All this came before breakfast but we had enjoyed the “Panama Rolls” on the bow. Panama Rolls are mysteriously similar to Sydney Opera House Rolls, or Antarctica Rolls and are filled with a special cream flavor as well as some different fruit flavors.   After breakfast, we had time for a session of “Good Morning Amsterdam”.   Cruise Director Bruce asked the group of approximately 100 people how many people had never been through the Panama Canal before.  About a half dozen, including the two of us, were the only ones to raise our hands.  Although surprising to many of our friends, we truly are the rookies at travel with the world cruiser crowd!

       We then went through two more sets of locks, first the Pedro Miguel Locks after the Culebra Cut, followed by last set, near the Pacific Ocean, the Miraflores Locks.  In both cases, there was a huge cargo vessel going through the locks with us.  There were two parallel locks, and a ship is pulled by a couple of engines called “mules” while in the lock.  Our friend Sally told us she told someone that the ships were pulled by mules but gave no description.  She was sure the lady imagined the traditional mules pulling our large cruise ship.

       At each set of locks was a Webcam which would allow friends and family to watch us go through the locks.  We all waved for the camera and someone reported their family did pick them out as they waved from the ship in the lock.  While we were in the west lock in the Pedro Miguel Locks and the cargo ship was in the east lock, we reversed our position for the Miraflores Locks. We were told that was unusual but found the reason was that there was a medical emergency on board and that a passenger was being evacuated to a hospital which could be reached by ambulance only from the east set of locks.  Barb observed the man being taken off the ship and he seemed to be sitting up and waving as he left.

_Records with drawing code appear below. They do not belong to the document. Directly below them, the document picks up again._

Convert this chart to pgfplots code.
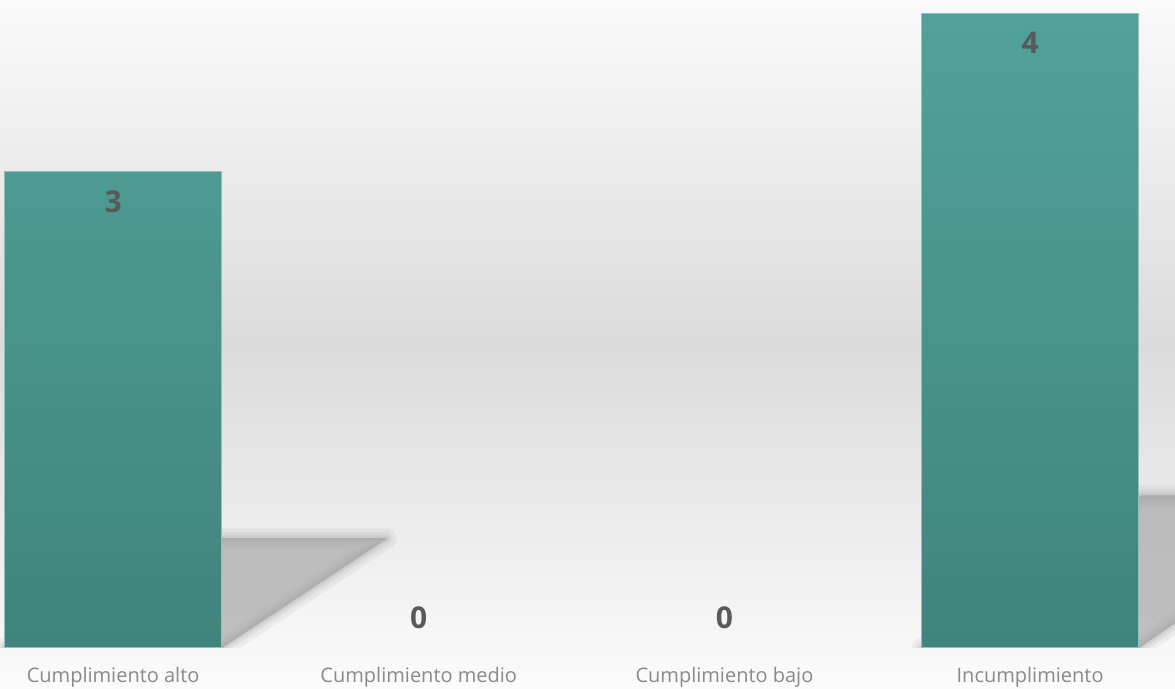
\documentclass[border=0pt]{standalone}
\usepackage{fontspec}
\setmainfont{Open Sans}
\usepackage{pgfplots}
\pgfplotsset{compat=1.18}
\definecolor{bartop}{HTML}{50A299}
\definecolor{barbot}{HTML}{40847C}
\definecolor{baredge}{HTML}{8FC2BC}
\definecolor{bgtop}{HTML}{FAFAFA}
\definecolor{bgmid}{HTML}{DBDBDB}
\definecolor{bgbot}{HTML}{FBFBFB}
\definecolor{shad}{HTML}{9E9E9E}
\definecolor{valcol}{HTML}{595959}
\definecolor{labcol}{HTML}{8A8A8A}
\tikzset{
  shA/.style={fill=shad, draw=shad, line join=round},
}
\newcommand{\shadows}[2]{%
  \filldraw[shA, opacity=#2, line width=#1]
    (axis cs:-0.355,0) -- (axis cs:0.355,0) -- (axis cs:0.895,0.69) -- (axis cs:0.185,0.69) -- cycle;
  \filldraw[shA, opacity=#2, line width=#1]
    (axis cs:2.645,0) -- (axis cs:3.355,0) -- (axis cs:4.075,0.96) -- (axis cs:3.365,0.96) -- cycle;
}
\begin{document}
\begin{tikzpicture}
\path[use as bounding box] (0,-20.5pt) rectangle (587.5pt,324pt);
\shade[top color=bgtop, bottom color=bgbot, middle color=bgmid] (0,-20.5pt) rectangle (587.5pt,324pt);
\begin{axis}[
  at={(0,0)}, anchor=south west,
  scale only axis, width=587.5pt, height=324pt,
  xmin=-0.37, xmax=3.474, ymin=0, ymax=4.082,
  ybar, bar width=0.71,
  axis line style={draw=none},
  xtick={0,1,2,3},
  xticklabels={Cumplimiento alto, Cumplimiento medio, Cumplimiento bajo, Incumplimiento},
  xticklabel style={anchor=base, yshift=-17.5pt, font=\fontsize{10}{12}\selectfont, text=labcol},
  major tick length=0pt,
  ytick=\empty,
  /pgf/number format/assume math mode=true,
]
\shadows{10pt}{0.12}
\shadows{6pt}{0.15}
\shadows{3pt}{0.2}
\shadows{0.5pt}{0.35}
\addplot[bar shift=0pt, draw=baredge, line width=0.5pt, top color=bartop, bottom color=barbot,
  nodes near coords, every node near coord/.style={anchor=center, yshift=-15pt, font=\bfseries\fontsize{15}{17}\selectfont, text=valcol}]
  coordinates {(0,3) (3,4)};
\addplot[bar shift=0pt, draw=none, fill=none,
  nodes near coords, every node near coord/.style={anchor=center, yshift=15pt, font=\bfseries\fontsize{15}{17}\selectfont, text=valcol}]
  coordinates {(1,0) (2,0)};
\end{axis}
\end{tikzpicture}
\end{document}
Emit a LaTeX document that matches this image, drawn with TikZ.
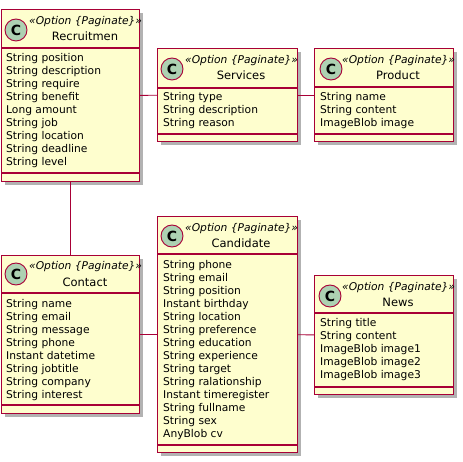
\documentclass[tikz,border=0pt]{standalone}
\usepackage{fontspec}
\setmainfont{DejaVu Sans}
\usetikzlibrary{shadows}

\definecolor{class-fill}{HTML}{FEFECE}
\definecolor{class-border}{HTML}{A80036}
\definecolor{class-mark}{HTML}{ADD1B2}

\tikzstyle{class-box}=[rectangle, anchor=north west, draw=class-border, line width=1.1pt, fill=class-fill, inner sep=0pt,
    drop shadow={shadow xshift=3pt, shadow yshift=-3pt, opacity=0.3, fill=black}]
\tikzstyle{class-sep}=[draw=class-border, line width=1.1pt]
\tikzstyle{class-link}=[draw=class-border, line width=0.9pt]
\tikzstyle{class-spot}=[circle, draw=class-border, line width=0.9pt, fill=class-mark, minimum size=22pt, inner sep=0pt,
    font=\fontsize{14}{14}\selectfont\bfseries]
\tikzstyle{class-stereo}=[anchor=west, inner sep=0pt, font=\fontsize{10.7}{13}\selectfont\itshape]
\tikzstyle{class-name}=[inner sep=0pt, font=\fontsize{11.5}{13}\selectfont]
\tikzstyle{class-attrs}=[anchor=north west, inner sep=0pt, align=left, font=\fontsize{10.7}{13}\selectfont]

\begin{document}
\begin{tikzpicture}[x=1pt, y=-1pt]
  \useasboundingbox (0,0) rectangle (463,462);

  % Recruitmen
  \node (recruitmen) at (1, 9) [class-box, minimum width=138pt, minimum height=172pt] {};
  \draw[class-sep] (recruitmen.west |- 0,48) -- (recruitmen.east |- 0,48);
  \draw[class-sep] (recruitmen.west |- 0,173) -- (recruitmen.east |- 0,173);
  \node (recruitmen-spot) at (16, 30) [class-spot] {C};
  \node (recruitmen-stereo) at (29, 22) [class-stereo] {«Option \{Paginate\}»};
  \node (recruitmen-name) at (85, 36) [class-name] {Recruitmen};
  \node (recruitmen-attrs) at (6, 53) [class-attrs]
        {String position\\String description\\String require\\String benefit\\Long amount\\
         String job\\String location\\String deadline\\String level};

  % Services
  \node (services) at (157, 48) [class-box, minimum width=140pt, minimum height=93pt] {};
  \draw[class-sep] (services.west |- 0,88) -- (services.east |- 0,88);
  \draw[class-sep] (services.west |- 0,134) -- (services.east |- 0,134);
  \node (services-spot) at (172, 69) [class-spot] {C};
  \node (services-stereo) at (185, 61) [class-stereo] {«Option \{Paginate\}»};
  \node (services-name) at (241, 75) [class-name] {Services};
  \node (services-attrs) at (163, 92) [class-attrs]
        {String type\\String description\\String reason};

  % Product
  \node (product) at (314, 48) [class-box, minimum width=139pt, minimum height=93pt] {};
  \draw[class-sep] (product.west |- 0,87) -- (product.east |- 0,87);
  \draw[class-sep] (product.west |- 0,134) -- (product.east |- 0,134);
  \node (product-spot) at (331, 69) [class-spot] {C};
  \node (product-stereo) at (342, 61) [class-stereo] {«Option \{Paginate\}»};
  \node (product-name) at (398, 75) [class-name] {Product};
  \node (product-attrs) at (320, 92) [class-attrs]
        {String name\\String content\\ImageBlob image};

  % Contact
  \node (contact) at (1, 255) [class-box, minimum width=138pt, minimum height=158pt] {};
  \draw[class-sep] (contact.west |- 0,293) -- (contact.east |- 0,293);
  \draw[class-sep] (contact.west |- 0,405) -- (contact.east |- 0,405);
  \node (contact-spot) at (16, 274) [class-spot] {C};
  \node (contact-stereo) at (29, 267) [class-stereo] {«Option \{Paginate\}»};
  \node (contact-name) at (85, 282) [class-name] {Contact};
  \node (contact-attrs) at (6, 299) [class-attrs]
        {String name\\String email\\String message\\String phone\\Instant datetime\\
         String jobtitle\\String company\\String interest};

  % Candidate
  \node (candidate) at (157, 216) [class-box, minimum width=140pt, minimum height=236pt] {};
  \draw[class-sep] (candidate.west |- 0,254) -- (candidate.east |- 0,254);
  \draw[class-sep] (candidate.west |- 0,445) -- (candidate.east |- 0,445);
  \node (candidate-spot) at (172, 236) [class-spot] {C};
  \node (candidate-stereo) at (185, 229) [class-stereo] {«Option \{Paginate\}»};
  \node (candidate-name) at (241, 243) [class-name] {Candidate};
  \node (candidate-attrs) at (163, 260) [class-attrs]
        {String phone\\String email\\String position\\Instant birthday\\String location\\
         String preference\\String education\\String experience\\String target\\
         String ralationship\\Instant timeregister\\String fullname\\String sex\\AnyBlob cv};

  % News
  \node (news) at (314, 275) [class-box, minimum width=139pt, minimum height=119pt] {};
  \draw[class-sep] (news.west |- 0,313) -- (news.east |- 0,313);
  \draw[class-sep] (news.west |- 0,387) -- (news.east |- 0,387);
  \node (news-spot) at (330, 296) [class-spot] {C};
  \node (news-stereo) at (342, 288) [class-stereo] {«Option \{Paginate\}»};
  \node (news-name) at (398, 302) [class-name] {News};
  \node (news-attrs) at (320, 318) [class-attrs]
        {String title\\String content\\ImageBlob image1\\ImageBlob image2\\ImageBlob image3};

  % links
  \draw[class-link] (recruitmen) -- (services);
  \draw[class-link] (services) -- (product);
  \draw[class-link] (recruitmen) -- (contact);
  \draw[class-link] (contact) -- (candidate);
  \draw[class-link] (candidate) -- (news);
\end{tikzpicture}
\end{document}
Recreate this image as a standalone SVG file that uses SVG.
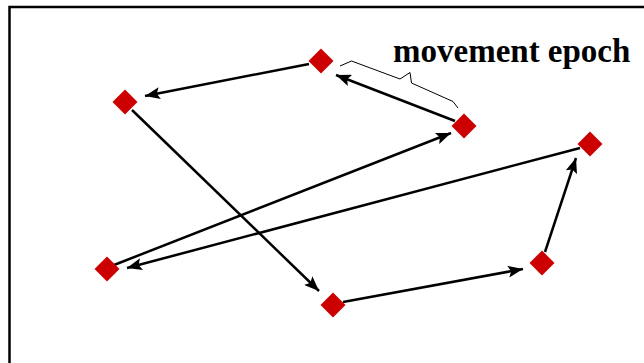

It was just one year ago today, in our first port at Dominica that a lady was hit by a tour van, had her legs run over twice, then evacuated, a leg amputated, and subsequently died of her injuries.   Fortunately this man didn’t seem to be in such dire condition.

       It was a hot day, probably even hotter than in Suez, but the proverbial humid heat of Panama made it seem worse than the dry heat in the Suez Canal.  We likewise noted that the transit was much more relaxed as there were no gun placements or obvious armed military presence that we found along the Suez Canal.  And along the Panama Canal there were definitely no camels which we had seen in the distance along the Suez!

       It was a busy day, but one filled with new, memorable experiences.  For those who have traveled with us, Barb was talking with Hanz, our concierge that served in the same capacity last year.  Barb mentioned several that had been on our deck last year and commented on Sherry (pronounced like “Sher Eee”) and Ron.  Hanz told her that they had done the Grand Asia last fall and that Ron had become ill, evacuated in Bankok, Thailand, and passed away there.  We were sorry to hear that!  Hanz also remembered, of course, Al and Pam.  Barb told him that we stayed in close contact with Al, but since he’s in Arizona, we haven’t seen him since the cruise last year, but that we see Pam frequently and in fact had been out to dinner with Pam and Paul very shortly before we left home.

       Now, after a day at sea, we will be on to another new country for us, Equador.